Die gewählten Pflanzen und Materialien sind neben ihrer Attraktivität pflegeleicht und robust. Mit der Gestaltung des Freiraumes wird für die Mitarbeiter*innen und Besucher*innen eine Vielzahl an unterschiedlichen Aufenthaltsbereichen geschaffen, die jeglichen Bedürfnissen Raum bieten.

Aspekte der Nachhaltigkeit

Der Neubau ist als Holzbau in Skelettbauweise geplant. Der Einsatz von nachwachsenden Baustoffen wird auch im gesamten Projekt vorgesehen für Fassaden und kompletten Ausbau.

Wir sehen die Nutzung von Geothermie und Sonnenenergie und somit einen kompletten Verzicht auf fossile Energieträger vor. Heizung und Warmwasser werden durch Erdwärme gedeckt. Im Sommer wird die Geothermie zur passiven Kühlung des Gebäudes eingesetzt.  Eine thermische Solaranlage mit Hybridelementen auf dem Dach ist sowohl für Photovoltaik als auch für Solarthermie genutzt.

Recycling: Abbruchmaterial (Bauschutt vom Abriss Tiefgarage / Parkplatz) sollte vor Ort recycelt werden. So könnte Z.B. RC-Beton aus Abbruchbeton vor Ort hergestellt werden. Das spart etliche Transporte weg von der Baustellte und zur Baustelle. Die Verwendung von RC-Beton kann für Erd- und Landschaftsbau oder als Zuschlagstoff statt Kies/Sand bei Beton für Wände und/oder Decken im Hochbau erfolgen.

Wir schlagen vor, ein Modellprojekt mit Hochschule(n) in Berlin zu initiieren, in dem das Recycling von Baumaterialien in einem Feldversuch vor Ort praktisch untersucht und umgesetzt wird. Studierende der Architektur / Landschaftsarchitektur / Bauingenieurwesen könnten somit eine weitere Pioniernutzung einbringen. Ggf. ist eine Kooperation möglich mit dem europaweiten Projekt URGE: Circular Building Cities, das innovative Wege sucht, um die Kreislaufwirtschaft im Bausektor zu etablieren. Gefördert wird das EU-Projekt durch URBACT, das europäische Programm für nachhaltige Stadtentwicklung.

Angeknüpft werden soll auch an die Berliner Initiative re-use: Die Bauteilbörse so nutzen, dass eine Wiederverwendung von Bauteilen und ein Recycling von Beton, Ziegeln und Gips auch in die stadtweiten Netzwerke eingebunden ist. Dies ist ein Urban Mining – Bergbau in der Stadt zur Wiederverwendung von Bauteilen aus den abzureißenden Gebäuden (Fassadenelemente, Brüstungselemente, Geländern u.a.m.). Auch eine Kooperation mit dem Haus der Materialisierung (HdM) als Zentrum für zukunftsfähige Ressourcennutzung am Areal Haus der Statistik am Alexanderplatz ist angestrebt für eine regionale Nutzung von Ressourcen.

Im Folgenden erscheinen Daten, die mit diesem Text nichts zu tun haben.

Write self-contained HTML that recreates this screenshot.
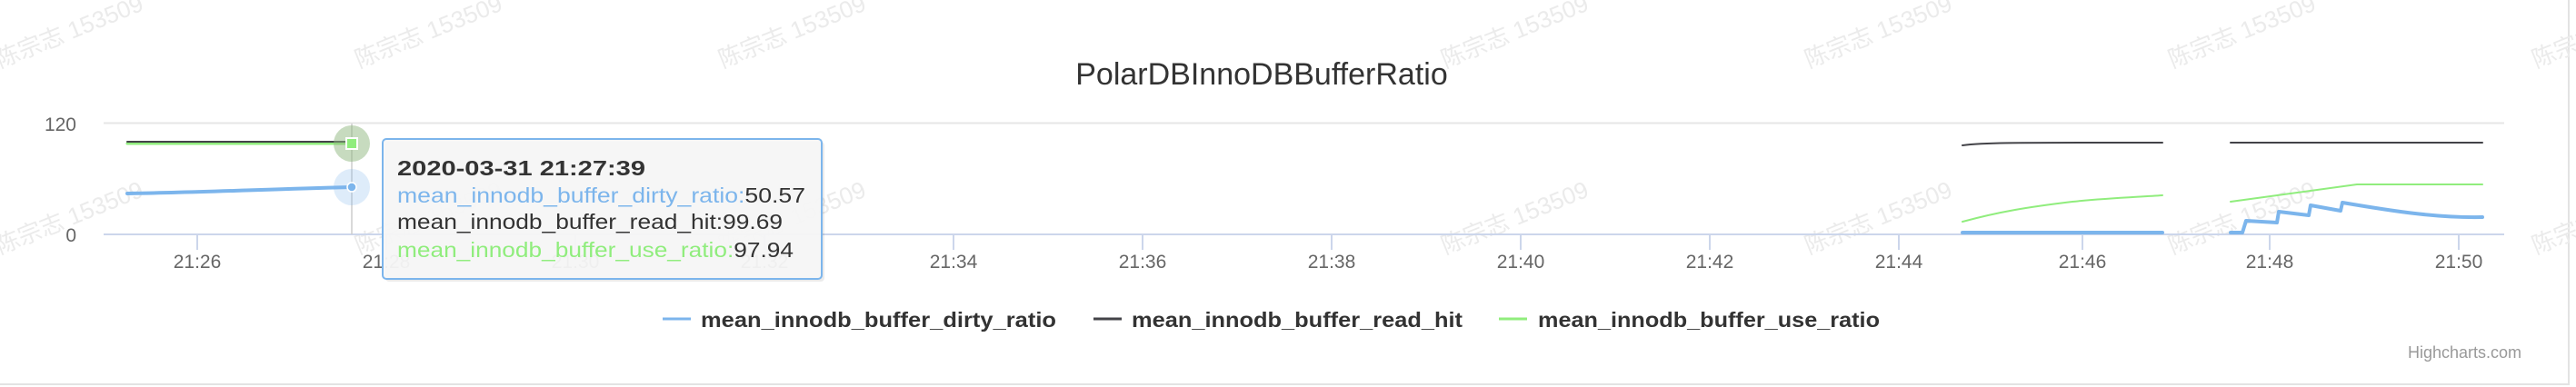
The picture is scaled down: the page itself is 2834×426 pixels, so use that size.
<!DOCTYPE html>
<html><head><meta charset="utf-8"><style>
html,body{margin:0;padding:0;background:#fff;width:2834px;height:426px;overflow:hidden}
svg{display:block}
text{font-family:"Liberation Sans","Noto Sans CJK SC",sans-serif}
</style></head><body>
<svg width="2834" height="426" viewBox="0 0 2834 426" xmlns="http://www.w3.org/2000/svg">
<rect x="0" y="0" width="2834" height="426" fill="#fff"/>
<rect x="-5" y="-5" width="2831" height="428" fill="none" stroke="#e3e3e3" stroke-width="2"/>
<!-- watermarks -->
<g fill="#ebebeb" font-size="26" font-family="Liberation Sans,Noto Sans CJK SC,sans-serif">
<text transform="translate(0,75) rotate(-22)">陈宗志 153509</text>
<text transform="translate(395,75) rotate(-22)">陈宗志 153509</text>
<text transform="translate(795,75) rotate(-22)">陈宗志 153509</text>
<text transform="translate(1590,75) rotate(-22)">陈宗志 153509</text>
<text transform="translate(1990,75) rotate(-22)">陈宗志 153509</text>
<text transform="translate(2390,75) rotate(-22)">陈宗志 153509</text>
<text transform="translate(2790,75) rotate(-22)">陈宗志 153509</text>
<text transform="translate(0,280) rotate(-22)">陈宗志 153509</text>
<text transform="translate(395,280) rotate(-22)">陈宗志 153509</text>
<text transform="translate(795,280) rotate(-22)">陈宗志 153509</text>
<text transform="translate(1590,280) rotate(-22)">陈宗志 153509</text>
<text transform="translate(1990,280) rotate(-22)">陈宗志 153509</text>
<text transform="translate(2390,280) rotate(-22)">陈宗志 153509</text>
<text transform="translate(2790,280) rotate(-22)">陈宗志 153509</text>
</g>
<text x="1388" y="93" font-size="34" fill="#333" text-anchor="middle">PolarDBInnoDBBufferRatio</text>
<!-- grid -->
<line x1="114" y1="135.5" x2="2755" y2="135.5" stroke="#e6e6e6" stroke-width="2"/>
<line x1="114" y1="258" x2="2755" y2="258" stroke="#ccd6eb" stroke-width="2"/>
<text x="84" y="144" font-size="21" fill="#666" text-anchor="end">120</text>
<text x="84" y="266" font-size="21" fill="#666" text-anchor="end">0</text>
<g stroke="#ccd6eb" stroke-width="2">
<line x1="217" y1="258" x2="217" y2="275"/><line x1="425" y1="258" x2="425" y2="275"/><line x1="633" y1="258" x2="633" y2="275"/><line x1="841" y1="258" x2="841" y2="275"/><line x1="1049" y1="258" x2="1049" y2="275"/><line x1="1257" y1="258" x2="1257" y2="275"/><line x1="1465" y1="258" x2="1465" y2="275"/><line x1="1673" y1="258" x2="1673" y2="275"/><line x1="1881" y1="258" x2="1881" y2="275"/><line x1="2089" y1="258" x2="2089" y2="275"/><line x1="2291" y1="258" x2="2291" y2="275"/><line x1="2497" y1="258" x2="2497" y2="275"/><line x1="2705" y1="258" x2="2705" y2="275"/>
</g>
<g font-size="21" fill="#666" text-anchor="middle">
<text x="217" y="295">21:26</text><text x="425" y="295">21:28</text><text x="633" y="295">21:30</text><text x="841" y="295">21:32</text><text x="1049" y="295">21:34</text><text x="1257" y="295">21:36</text><text x="1465" y="295">21:38</text><text x="1673" y="295">21:40</text><text x="1881" y="295">21:42</text><text x="2089" y="295">21:44</text><text x="2291" y="295">21:46</text><text x="2497" y="295">21:48</text><text x="2705" y="295">21:50</text>
</g>
<!-- crosshair -->
<line x1="387" y1="136" x2="387" y2="258" stroke="#ccc" stroke-width="1.5"/>
<!-- series -->
<g fill="none" stroke-linejoin="round" stroke-linecap="round">
<path d="M140 158 L387 158" stroke="#90ed7d" stroke-width="3"/>
<path d="M140 156 L387 156" stroke="#434348" stroke-width="2"/>
<path d="M140 213 C220 212 300 208 387 206" stroke="#7cb5ec" stroke-width="4"/>
<path d="M2159 160 C2180 157 2200 157 2379 157" stroke="#434348" stroke-width="2"/>
<path d="M2454 157 L2731 157" stroke="#434348" stroke-width="2"/>
<path d="M2159 244 C2200 233 2230 228 2280 222 C2320 218 2350 217 2379 215" stroke="#90ed7d" stroke-width="2"/>
<path d="M2454 222 L2593 203 L2731 203" stroke="#90ed7d" stroke-width="2"/>
<path d="M2159 256 L2379 256" stroke="#7cb5ec" stroke-width="4"/>
<path d="M2454 256 L2467 256 L2471 243 L2505 245 L2507 233 L2540 237 L2542 226 L2575 232 L2577 223 C2630 232 2680 240 2731 239" stroke="#7cb5ec" stroke-width="4"/>
</g>
<!-- markers -->
<circle cx="387" cy="158" r="20" fill="#90b87f" opacity="0.5"/>
<rect x="381" y="152" width="12" height="12" fill="#90ed7d" stroke="#fff" stroke-width="2"/>
<circle cx="387" cy="206" r="20" fill="#7cb5ec" opacity="0.25"/>
<circle cx="387" cy="206" r="5" fill="#7cb5ec" stroke="#fff" stroke-width="1.5"/>
<!-- tooltip -->
<rect x="424" y="156" width="483" height="154" rx="4" fill="#000" opacity="0.08"/>
<rect x="421" y="153" width="483" height="154" rx="4" fill="#f7f7f7" fill-opacity="0.95" stroke="#7cb5ec" stroke-width="2"/>
<g font-size="23">
<text x="437" y="193" fill="#333" font-weight="bold" textLength="273" lengthAdjust="spacingAndGlyphs">2020-03-31 21:27:39</text>
<text x="437" y="223" textLength="449" lengthAdjust="spacingAndGlyphs"><tspan fill="#7cb5ec">mean_innodb_buffer_dirty_ratio:</tspan><tspan fill="#333">50.57</tspan></text>
<text x="437" y="252" fill="#333" textLength="424" lengthAdjust="spacingAndGlyphs">mean_innodb_buffer_read_hit:99.69</text>
<text x="437" y="283" textLength="436" lengthAdjust="spacingAndGlyphs"><tspan fill="#90ed7d">mean_innodb_buffer_use_ratio:</tspan><tspan fill="#333">97.94</tspan></text>
</g>
<!-- legend -->
<line x1="729" y1="351" x2="760" y2="351" stroke="#7cb5ec" stroke-width="3"/>
<line x1="1203" y1="351" x2="1234" y2="351" stroke="#434348" stroke-width="3"/>
<line x1="1649" y1="351" x2="1680" y2="351" stroke="#90ed7d" stroke-width="3"/>
<g font-size="23" font-weight="bold" fill="#333">
<text x="771" y="360" textLength="391" lengthAdjust="spacingAndGlyphs">mean_innodb_buffer_dirty_ratio</text>
<text x="1245" y="360" textLength="364" lengthAdjust="spacingAndGlyphs">mean_innodb_buffer_read_hit</text>
<text x="1692" y="360" textLength="376" lengthAdjust="spacingAndGlyphs">mean_innodb_buffer_use_ratio</text>
</g>
<text x="2774" y="394" font-size="18" fill="#999" text-anchor="end">Highcharts.com</text>
</svg>
</body></html>
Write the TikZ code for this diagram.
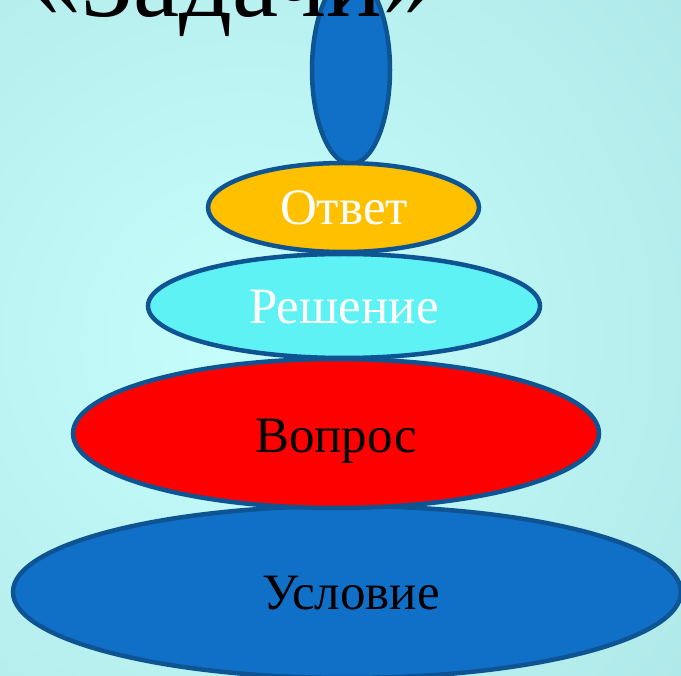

Aspekte der Klimaneutralität

Durch Bauweise und Einsatz regenerativer Energien wird mindestens Klimaneutralität erreicht. Ziel für den Neubau des Ministeriums ist ein Plusenergiestandard.

Die Nutzung des Campus ist, an diesem Standort mit der S-Bahn Anhalter Bahnhof vor der Tür, auf die Nutzung vom öffentlichen Nahverkehr und Fahrradverkehr ausgelegt.

Mit dem großen Anteil wasserdurchlässiger Beläge, vielfaltiger Bepflanzung und den ökologischen Ausgleichflächen steuert das Konzept zur Nachhaltigkeit bei, unterstützt das natürliche Regenwassermanagement und verbessert das Lokalklima.